### Exercise description
Return the lines that follow, exactly as they appear, from the first through the one containing "4.47, 4.9, 5.31];"; no pictures are to be included.

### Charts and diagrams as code
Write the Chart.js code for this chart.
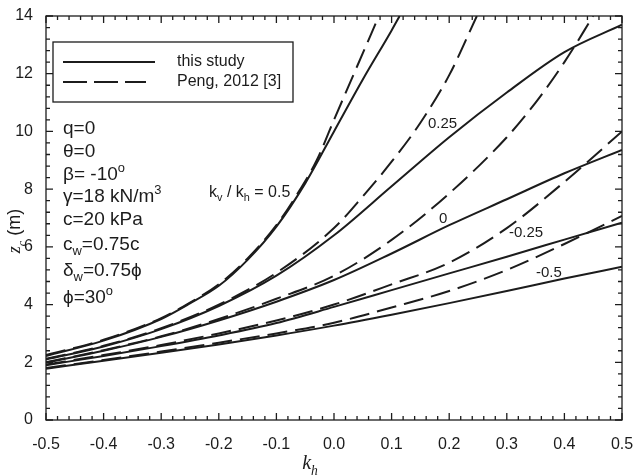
<!DOCTYPE html>
<html>
<head>
<meta charset="utf-8">
<script src="https://cdn.jsdelivr.net/npm/chart.js@4.4.1/dist/chart.umd.min.js"></script>
<style>
  html, body { margin: 0; padding: 0; background: #fff; }
  canvas { display: block; }
</style>
</head>
<body>
<canvas id="chart" width="633" height="475"></canvas>
<script>
// tick values
const xTicks = [-0.5, -0.4, -0.3, -0.2, -0.1, 0, 0.1, 0.2, 0.3, 0.4, 0.5];
const yTicks = [0, 2, 4, 6, 8, 10, 12, 14];

// common k_h grid
const khFull = [-0.5, -0.4, -0.3, -0.2, -0.1, 0, 0.1, 0.2, 0.3, 0.4, 0.5];

// this study (solid), kv/kh = 0.5, 0.25, 0, -0.25, -0.5
const khStudyP05 = [-0.5, -0.4, -0.3, -0.25, -0.2, -0.15, -0.1, -0.05, 0, 0.05, 0.1, 0.114];
const zcStudyP05 = [2.22, 2.75, 3.5, 4.04, 4.65, 5.55, 6.7, 8.2, 10.0, 11.8, 13.5, 14.0];
const zcStudyP025 = [2.10, 2.55, 3.15, 3.95, 5.0, 6.4, 8.1, 9.8, 11.35, 12.75, 13.7];
const zcStudy0 = [1.99, 2.4, 2.88, 3.45, 4.1, 4.85, 5.77, 6.75, 7.65, 8.55, 9.36];
const zcStudyM025 = [1.90, 2.22, 2.56, 2.93, 3.36, 3.92, 4.5, 5.08, 5.66, 6.25, 6.84];
const zcStudyM05 = [1.78, 2.05, 2.33, 2.62, 2.93, 3.27, 3.65, 4.05, 4.47, 4.9, 5.31];

// Peng, 2012 (dashed)
const khPengP05 = [-0.5, -0.4, -0.3, -0.25, -0.2, -0.15, -0.1, -0.06, -0.03, 0, 0.04, 0.078];
const zcPengP05 = [2.25, 2.78, 3.53, 4.07, 4.7, 5.6, 6.75, 7.95, 9.0, 10.4, 12.25, 14.0];
const khPengP025 = [-0.5, -0.4, -0.3, -0.2, -0.1, 0, 0.05, 0.1, 0.15, 0.2, 0.248];
const zcPengP025 = [2.12, 2.57, 3.18, 4.0, 5.1, 6.65, 7.75, 8.95, 10.3, 11.95, 14.0];
const khPeng0 = [-0.5, -0.4, -0.3, -0.2, -0.1, 0, 0.1, 0.2, 0.3, 0.35, 0.4, 0.45];
const zcPeng0 = [2.0, 2.42, 2.9, 3.5, 4.2, 5.0, 6.24, 7.85, 9.8, 11.0, 12.4, 14.0];
const zcPengM025 = [1.92, 2.25, 2.6, 3.0, 3.45, 4.0, 4.7, 5.45, 6.65, 8.25, 10.0];
const zcPengM05 = [1.8, 2.08, 2.37, 2.68, 3.0, 3.37, 3.9, 4.47, 5.2, 6.1, 7.07];

const INK = '#1c1c1c';
const SANS = '"Liberation Sans", Arial, Helvetica, sans-serif';
const SERIF = '"Liberation Serif", "Times New Roman", serif';
const DASH = [20, 8];

function series(kh, zc, dashed) {
  return {
    data: kh.map((x, i) => ({ x: x, y: zc[i] })),
    borderColor: INK,
    borderWidth: 2,
    borderDash: dashed ? DASH : [],
    pointRadius: 0,
    fill: false,
    cubicInterpolationMode: 'monotone'
  };
}

const datasets = [
  series(khStudyP05, zcStudyP05, false),
  series(khFull, zcStudyP025, false),
  series(khFull, zcStudy0, false),
  series(khFull, zcStudyM025, false),
  series(khFull, zcStudyM05, false),
  series(khPengP05, zcPengP05, true),
  series(khPengP025, zcPengP025, true),
  series(khPeng0, zcPeng0, true),
  series(khFull, zcPengM025, true),
  series(khFull, zcPengM05, true)
];

// draw text made of parts: {t, sub, sup, it, fam}
function richText(ctx, x, cy, parts, size, family, align) {
  const fontFor = p => (p.it ? 'italic ' : '') + ((p.sub || p.sup) ? size * 0.68 : size) + 'px ' + (p.fam || family);
  let total = 0;
  parts.forEach(p => { ctx.font = fontFor(p); total += ctx.measureText(p.t).width; });
  let cx = align === 'center' ? x - total / 2 : x;
  const base = cy + size * 0.36;
  ctx.textAlign = 'left';
  ctx.textBaseline = 'alphabetic';
  parts.forEach(p => {
    ctx.font = fontFor(p);
    let dy = 0;
    if (p.sub) dy = size * 0.28;
    if (p.sup) dy = -size * 0.42;
    ctx.fillText(p.t, cx, base + dy);
    cx += ctx.measureText(p.t).width;
  });
}

const framePlugin = {
  id: 'frame',
  afterDraw(chart) {
    const { ctx, chartArea: a, scales: { x, y } } = chart;
    ctx.save();
    ctx.strokeStyle = INK;
    ctx.fillStyle = INK;
    ctx.lineWidth = 1.3;
    ctx.strokeRect(a.left, a.top, a.right - a.left, a.bottom - a.top);

    // inward ticks on all four sides
    ctx.beginPath();
    for (let i = 0; i <= 50; i++) {
      const px = x.getPixelForValue(-0.5 + i * 0.02);
      const len = i % 5 === 0 ? 7 : 4;
      ctx.moveTo(px, a.bottom); ctx.lineTo(px, a.bottom - len);
      ctx.moveTo(px, a.top); ctx.lineTo(px, a.top + len);
    }
    for (let i = 0; i <= 35; i++) {
      const py = y.getPixelForValue(i * 0.4);
      const len = i % 5 === 0 ? 7 : 4;
      ctx.moveTo(a.left, py); ctx.lineTo(a.left + len, py);
      ctx.moveTo(a.right, py); ctx.lineTo(a.right - len, py);
    }
    ctx.stroke();

    // legend
    ctx.fillStyle = '#fff';
    ctx.fillRect(53, 42, 240, 60);
    ctx.strokeRect(53, 42, 240, 60);
    ctx.lineWidth = 2;
    ctx.beginPath();
    ctx.moveTo(63, 62); ctx.lineTo(155, 62);
    ctx.stroke();
    ctx.setLineDash([24, 7]);
    ctx.beginPath();
    ctx.moveTo(63, 82); ctx.lineTo(146, 82);
    ctx.stroke();
    ctx.setLineDash([]);
    ctx.fillStyle = INK;
    ctx.font = '16px ' + SANS;
    ctx.textBaseline = 'middle';
    ctx.fillText('this study', 177, 62);
    ctx.fillText('Peng, 2012 [3]', 177, 82);

    // parameter block
    const fs = 19;
    const lines = [
      [127, [{ t: 'q=0' }]],
      [150, [{ t: 'θ=0' }]],
      [173, [{ t: 'β= -10' }, { t: 'o', sup: true }]],
      [195, [{ t: 'γ=18 kN/m' }, { t: '3', sup: true }]],
      [218, [{ t: 'c=20 kPa' }]],
      [243, [{ t: 'c' }, { t: 'w', sub: true }, { t: '=0.75c' }]],
      [269, [{ t: 'δ' }, { t: 'w', sub: true }, { t: '=0.75ϕ' }]],
      [296, [{ t: 'ϕ=30' }, { t: 'o', sup: true }]]
    ];
    lines.forEach(([cy, parts]) => richText(ctx, 63, cy, parts, fs, SANS, 'left'));

    // curve labels
    richText(ctx, 209, 191, [{ t: 'k' }, { t: 'v', sub: true }, { t: ' / k' }, { t: 'h', sub: true }, { t: ' = 0.5' }], 16, SANS, 'left');
    richText(ctx, 428, 123, [{ t: '0.25' }], 15, SANS, 'left');
    richText(ctx, 439, 218, [{ t: '0' }], 15, SANS, 'left');
    richText(ctx, 509, 232, [{ t: '-0.25' }], 15, SANS, 'left');
    richText(ctx, 536, 272, [{ t: '-0.5' }], 15, SANS, 'left');

    // axis titles
    richText(ctx, 310, 462, [{ t: 'k', it: true }, { t: 'h', sub: true, it: true }], 20, SERIF, 'center');
    ctx.translate(14, 231);
    ctx.rotate(-Math.PI / 2);
    richText(ctx, 0, 0, [{ t: 'z', it: true, fam: SERIF }, { t: 'c', sub: true, it: true, fam: SERIF }, { t: ' (m)' }], 18, SANS, 'center');
    ctx.restore();
  }
};

// keep chart area fixed: no extra padding for overhanging tick labels
function noPad(s) {
  s.paddingLeft = 0; s.paddingRight = 0; s.paddingTop = 0; s.paddingBottom = 0;
}

new Chart(document.getElementById('chart'), {
  type: 'line',
  data: { datasets: datasets },
  options: {
    responsive: false,
    animation: false,
    devicePixelRatio: 1,
    layout: { padding: { left: 0, right: 11, top: 16, bottom: 0 } },
    plugins: { legend: { display: false }, tooltip: { enabled: false } },
    scales: {
      x: {
        type: 'linear', min: -0.5, max: 0.5,
        grid: { display: false, drawTicks: false },
        border: { display: false },
        afterBuildTicks: s => { s.ticks = xTicks.map(v => ({ value: v })); },
        afterFit: s => { s.height = 55; noPad(s); },
        ticks: {
          padding: 15, color: INK, autoSkip: false, maxRotation: 0,
          font: { family: SANS, size: 16 },
          callback: v => (Math.abs(v) < 1e-9 ? 0 : v).toFixed(1)
        }
      },
      y: {
        type: 'linear', min: 0, max: 14,
        grid: { display: false, drawTicks: false },
        border: { display: false },
        afterBuildTicks: s => { s.ticks = yTicks.map(v => ({ value: v })); },
        afterFit: s => { s.width = 46; noPad(s); },
        ticks: {
          padding: 13, color: INK,
          font: { family: SANS, size: 16 }
        }
      }
    }
  },
  plugins: [framePlugin]
});
</script>
</body>
</html>
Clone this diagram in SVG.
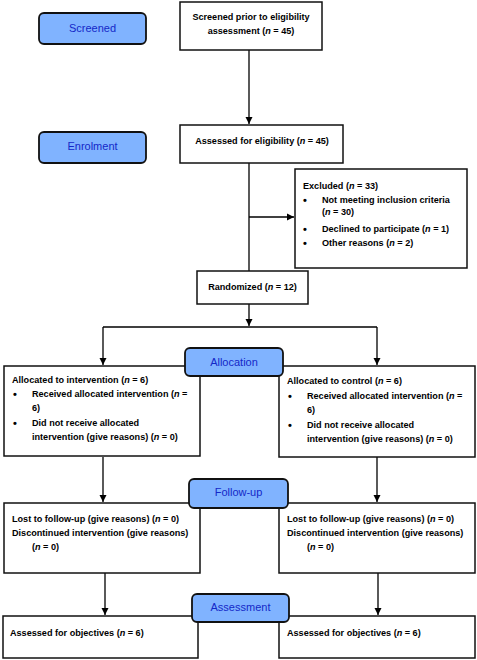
<svg xmlns="http://www.w3.org/2000/svg" width="477" height="660" viewBox="0 0 477 660">
<defs>
<marker id="ah" markerWidth="8" markerHeight="8" refX="7" refY="4" orient="auto" markerUnits="userSpaceOnUse">
<path d="M0,0.5 L7,4 L0,7.5 Z" fill="#000"/>
</marker>
<style>
.box{fill:#fff;stroke:#111;stroke-width:1.5}
.pill{fill:#80b3ff;stroke:#111;stroke-width:1.8}
.pt{font-family:"Liberation Sans",Arial,sans-serif;font-size:11px;fill:#1428c8;text-anchor:middle}
.t{font-family:"Liberation Sans",Arial,sans-serif;font-size:9.1px;font-weight:bold;fill:#000}
.b{font-size:11px}
.c{text-anchor:middle}
.i{font-style:italic}
.ln{fill:none;stroke:#000;stroke-width:1.3}
</style>
</defs>
<rect width="477" height="660" fill="#fff"/>
<g id="connectors">
<path class="ln" d="M249,50 V124" marker-end="url(#ah)"/>
<path class="ln" d="M249,163 V271"/>
<path class="ln" d="M249,217 H294" marker-end="url(#ah)"/>
<path class="ln" d="M249,304 V326" marker-end="url(#ah)"/>
<path class="ln" d="M103,327 H377"/>
<path class="ln" d="M103,327 V365" marker-end="url(#ah)"/>
<path class="ln" d="M377,327 V365" marker-end="url(#ah)"/>
<path class="ln" d="M103,457 V502" marker-end="url(#ah)"/>
<path class="ln" d="M377,457 V502" marker-end="url(#ah)"/>
<path class="ln" d="M105,573 V615" marker-end="url(#ah)"/>
<path class="ln" d="M378,573 V615" marker-end="url(#ah)"/>
</g>
<g id="screened-box">
<rect class="box" x="180" y="2" width="142" height="48"/>
<text class="t c" x="251" y="20">Screened prior to eligibility</text>
<text class="t c" x="251" y="34">assessment (<tspan class="i">n</tspan> = 45)</text>
</g>
<g id="assessed-box">
<rect class="box" x="180" y="125" width="163" height="38"/>
<text class="t c" x="262" y="143.5">Assessed for eligibility (<tspan class="i">n</tspan> = 45)</text>
</g>
<g id="excluded-box">
<rect class="box" x="295" y="169" width="172" height="99"/>
<text class="t" x="303" y="189">Excluded (<tspan class="i">n</tspan> = 33)</text>
<text class="t b" x="303" y="204">•</text>
<text class="t" x="322" y="203">Not meeting inclusion criteria</text>
<text class="t" x="322" y="215">(<tspan class="i">n</tspan> = 30)</text>
<text class="t b" x="303" y="233">•</text>
<text class="t" x="322" y="232">Declined to participate (<tspan class="i">n</tspan> = 1)</text>
<text class="t b" x="303" y="247">•</text>
<text class="t" x="322" y="246">Other reasons (<tspan class="i">n</tspan> = 2)</text>
</g>
<g id="randomized-box">
<rect class="box" x="197" y="271" width="111" height="33"/>
<text class="t c" x="252.5" y="290">Randomized (<tspan class="i">n</tspan> = 12)</text>
</g>
<g id="alloc-left">
<rect class="box" x="4" y="366" width="196" height="90"/>
<text class="t" x="12" y="383">Allocated to intervention (<tspan class="i">n</tspan> = 6)</text>
<text class="t b" x="13" y="398">•</text>
<text class="t" x="32" y="397">Received allocated intervention (<tspan class="i">n</tspan> =</text>
<text class="t" x="32" y="411">6)</text>
<text class="t b" x="13" y="427">•</text>
<text class="t" x="32" y="426">Did not receive allocated</text>
<text class="t" x="32" y="440">intervention (give reasons) (<tspan class="i">n</tspan> = 0)</text>
</g>
<g id="alloc-right">
<rect class="box" x="279" y="366" width="196" height="91"/>
<text class="t" x="287" y="384">Allocated to control (<tspan class="i">n</tspan> = 6)</text>
<text class="t b" x="288" y="400">•</text>
<text class="t" x="307" y="399">Received allocated intervention (<tspan class="i">n</tspan> =</text>
<text class="t" x="307" y="413">6)</text>
<text class="t b" x="288" y="429">•</text>
<text class="t" x="307" y="428">Did not receive allocated</text>
<text class="t" x="307" y="442">intervention (give reasons) (<tspan class="i">n</tspan> = 0)</text>
</g>
<g id="followup-left">
<rect class="box" x="4" y="503" width="196" height="70"/>
<text class="t" x="12" y="522">Lost to follow-up (give reasons) (<tspan class="i">n</tspan> = 0)</text>
<text class="t" x="12" y="536">Discontinued intervention (give reasons)</text>
<text class="t" x="32" y="550">(<tspan class="i">n</tspan> = 0)</text>
</g>
<g id="followup-right">
<rect class="box" x="279" y="503" width="196" height="70"/>
<text class="t" x="287" y="522">Lost to follow-up (give reasons) (<tspan class="i">n</tspan> = 0)</text>
<text class="t" x="287" y="536">Discontinued intervention (give reasons)</text>
<text class="t" x="307" y="550">(<tspan class="i">n</tspan> = 0)</text>
</g>
<g id="assess-left">
<rect class="box" x="3" y="616" width="195" height="42"/>
<text class="t" x="10" y="636">Assessed for objectives (<tspan class="i">n</tspan> = 6)</text>
</g>
<g id="assess-right">
<rect class="box" x="279" y="616" width="196" height="42"/>
<text class="t" x="287" y="636">Assessed for objectives (<tspan class="i">n</tspan> = 6)</text>
</g>
<g id="stage-screened">
<rect class="pill" x="39" y="13" width="107" height="31" rx="5"/>
<text class="pt" x="92.5" y="32">Screened</text>
</g>
<g id="stage-enrolment">
<rect class="pill" x="39" y="132" width="107" height="31" rx="5"/>
<text class="pt" x="92.5" y="149.5">Enrolment</text>
</g>
<g id="stage-allocation">
<rect class="pill" x="185" y="348" width="98" height="28" rx="5"/>
<text class="pt" x="234" y="365.5">Allocation</text>
</g>
<g id="stage-followup">
<rect class="pill" x="189" y="479" width="99" height="29" rx="5"/>
<text class="pt" x="238.5" y="496">Follow-up</text>
</g>
<g id="stage-assessment">
<rect class="pill" x="192" y="594" width="97" height="28" rx="5"/>
<text class="pt" x="240.5" y="610.5">Assessment</text>
</g>
</svg>
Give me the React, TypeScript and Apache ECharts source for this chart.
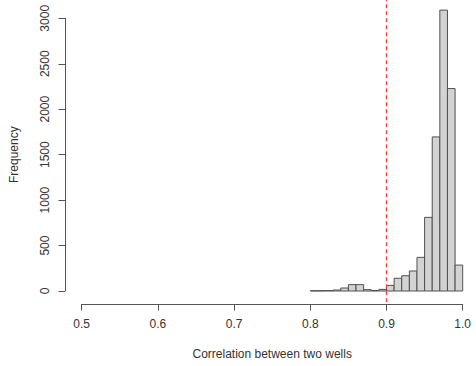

### Complete answer
Write the Chart.js code for this chart.
<!DOCTYPE html>
<html>
<head>
<meta charset="utf-8">
<script src="https://cdn.jsdelivr.net/npm/chart.js@4.4.1/dist/chart.umd.min.js"></script>
<style>
  html, body { margin: 0; padding: 0; background: #fff; }
  canvas { display: block; }
</style>
</head>
<body>
<canvas id="chart" width="633" height="475"></canvas>
<script>
// tick values
const xTicks = [-0.5, -0.4, -0.3, -0.2, -0.1, 0, 0.1, 0.2, 0.3, 0.4, 0.5];
const yTicks = [0, 2, 4, 6, 8, 10, 12, 14];

// common k_h grid
const khFull = [-0.5, -0.4, -0.3, -0.2, -0.1, 0, 0.1, 0.2, 0.3, 0.4, 0.5];

// this study (solid), kv/kh = 0.5, 0.25, 0, -0.25, -0.5
const khStudyP05 = [-0.5, -0.4, -0.3, -0.25, -0.2, -0.15, -0.1, -0.05, 0, 0.05, 0.1, 0.114];
const zcStudyP05 = [2.22, 2.75, 3.5, 4.04, 4.65, 5.55, 6.7, 8.2, 10.0, 11.8, 13.5, 14.0];
const zcStudyP025 = [2.10, 2.55, 3.15, 3.95, 5.0, 6.4, 8.1, 9.8, 11.35, 12.75, 13.7];
const zcStudy0 = [1.99, 2.4, 2.88, 3.45, 4.1, 4.85, 5.77, 6.75, 7.65, 8.55, 9.36];
const zcStudyM025 = [1.90, 2.22, 2.56, 2.93, 3.36, 3.92, 4.5, 5.08, 5.66, 6.25, 6.84];
const zcStudyM05 = [1.78, 2.05, 2.33, 2.62, 2.93, 3.27, 3.65, 4.05, 4.47, 4.9, 5.31];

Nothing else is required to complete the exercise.